The Music@Menlo festival doesn't pack events quite as closely as the Carmel Bach Festival does, but when it does have a full day, at least they put everything in one spot. Menlo's big hall is a mile and a half away from their main campus, and you wouldn't want to walk it (narrow streets, no sidewalks, lots of traffic), so at least theoretically it made it easier that everything on Saturday was at the big hall.
The young performers' concert was at 1 p.m., over by 3:30. That left more than two hours before the Prelude concert, so I ducked off over to Kepler's Books to browse for a while. As usual, it was either too much time or nowhere near enough.
But the Prelude ended at about 6:15, and that was a little tight to leave and have dinner and return in adequate time for the 8 p.m. main concert. The meager food offerings at the table in the courtyard did not attract me, nor did their price. So I sat in my car and ate cold chicken that I'd packed in a cooler.

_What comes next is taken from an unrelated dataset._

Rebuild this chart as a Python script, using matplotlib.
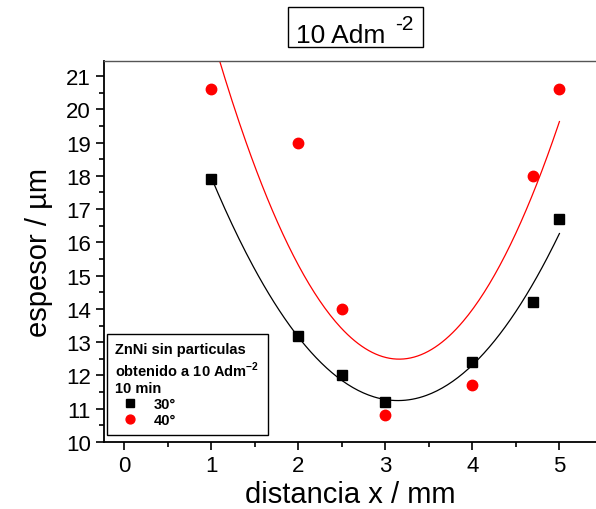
import numpy as np
import matplotlib.pyplot as plt
from matplotlib.patches import Rectangle
from matplotlib.ticker import MultipleLocator

plt.rcParams["font.family"] = ["Liberation Sans", "DejaVu Sans"]

# distances (mm) and thicknesses (um)
x_30 = [1, 2, 2.5, 3, 4, 4.7, 5]
y_30 = [17.9, 13.2, 12.0, 11.2, 12.4, 14.2, 16.7]
x_40 = [1, 2, 2.5, 3, 4, 4.7, 5]
y_40 = [20.6, 19.0, 14.0, 10.8, 11.7, 18.0, 20.6]

fig = plt.figure(figsize=(5.96, 5.10), dpi=100)
ax = fig.add_axes([0.1745, 0.1314, 0.8255, 0.747])

# quadratic fits, as in the original
xf = np.linspace(1, 5, 200)
fit_30 = np.polyval(np.polyfit(x_30, y_30, 2), xf)
fit_40 = np.polyval(np.polyfit(x_40, y_40, 2), xf)
ax.plot(xf, fit_30, color="black", lw=0.9)
ax.plot(xf, fit_40, color="red", lw=0.9)

ax.plot(x_30, y_30, "s", color="black", ms=7, ls="none", label="30°")
ax.plot(x_40, y_40, "o", color="red", ms=7.5, ls="none", label="40°")

ax.set_xlim(-0.23, 5.42)
ax.set_ylim(10, 21.45)
ax.xaxis.set_major_locator(MultipleLocator(1))
ax.xaxis.set_minor_locator(MultipleLocator(0.5))
ax.yaxis.set_major_locator(MultipleLocator(1))
ax.yaxis.set_minor_locator(MultipleLocator(0.5))
ax.tick_params(which="major", direction="out", length=6, width=1.2, labelsize=16)
ax.tick_params(which="minor", direction="out", length=3.5, width=1.2)
ax.spines["right"].set_visible(False)
ax.spines["left"].set_linewidth(1.3)
ax.spines["bottom"].set_linewidth(1.3)
ax.spines["top"].set_linewidth(1.0)
ax.spines["top"].set_color("#555555")

ax.set_xlabel("distancia x / mm", fontsize=21, labelpad=3)
ax.set_ylabel("espesor / µm", fontsize=21, labelpad=9)

# boxed title
fig.patches.append(Rectangle((0.4832, 0.9059), 0.2265, 0.0784, transform=fig.transFigure,
                             fill=False, ec="black", lw=1))
fig.text(0.497, 0.9157, "10 Adm", fontsize=19, ha="left", va="baseline")
fig.text(0.663, 0.941, "-2", fontsize=15, ha="left", va="baseline")

leg = ax.legend(title="ZnNi sin particulas\nobtenido a 10 Adm$^{\\mathregular{-2}}$\n10 min",
                loc="lower left", bbox_to_anchor=(0.007, 0.018), borderaxespad=0,
                fancybox=False, edgecolor="black", framealpha=1,
                prop=dict(weight="bold", size=10.5),
                title_fontproperties=dict(weight="bold", size=10.5), alignment="left",
                handletextpad=0.6, borderpad=0.55, labelspacing=0.15, markerscale=0.85)
leg.get_frame().set_linewidth(1.0)

fig.savefig("out.png", dpi=100)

I'd have gone to the earlier performances anyway, but the point of doing so was to be able to mention them in my review. This is how I write about a subdued concert whose virtues were down in the subtleties, and also one which I'd had no time to preview the repertoire for. (Except for the Britten, I'd heard all these pieces before, but with one other exception I didn't really know them well.)
After my colleague Janos' review of the Danish Quartet last week, I was expecting fireworks, but no. They were very good players indeed, but so distant in the Haydn that I wondered if the acoustics had swallowed them up.